NATO warships are moored, during Baltic MCM Squadex 22 exercise, in Riga port, Latvia March 16, 2022. Picture taken March 16, 2022. REUTERS/Ints Kalnins
NATO warships are moored, during Baltic MCM Squadex 22 exercise, in Riga port, Latvia March 16, 2022. Picture taken March 16, 2022. REUTERS/Ints Kalnins

Hours after Russian missiles first struck Ukrainian cities on Feb. 24, German naval commander Terje Schmitt-Eliassen received notice to sail five warships under his command to the former Soviet Republic of Latvia to help protect the most vulnerable part of NATO's eastern flank.

The hasty dispatch was part of Germany's scramble to send "everything that can swim out to sea," as the navy's top boss phrased it, to defend an area military strategists have long deemed the weakest point for the alliance. The vessels' sudden departure demonstrated how NATO, and Germany, were propelled by Russia's invasion into a new reality and face what officials, diplomats, intelligence officials and security sources agree is the most serious threat to the alliance's collective security since the Cold War.
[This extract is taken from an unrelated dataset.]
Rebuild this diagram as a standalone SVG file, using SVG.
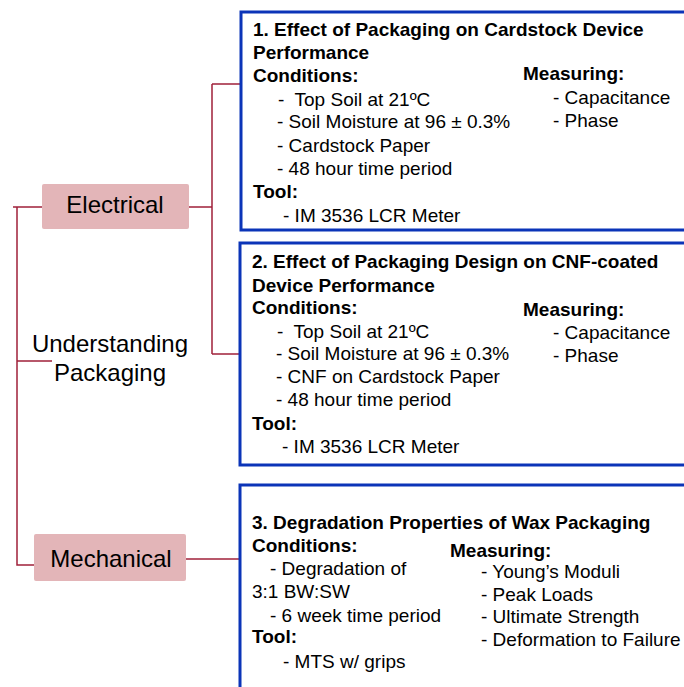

Schmitt-Eliassen, who is based in the German Baltic port of Kiel, spoke to Reuters on the flight deck of the supply ship Elbe. Moored next to it, within sight of the church towers of the Latvian capital Riga, were a Latvian and a Lithuanian ship, and vessels and sailors from nations including Denmark, Belgium and Estonia were due to join the group later.

A total of 12 NATO warships with some 600 sailors on board are due to start a mine-clearing operation in the coming days.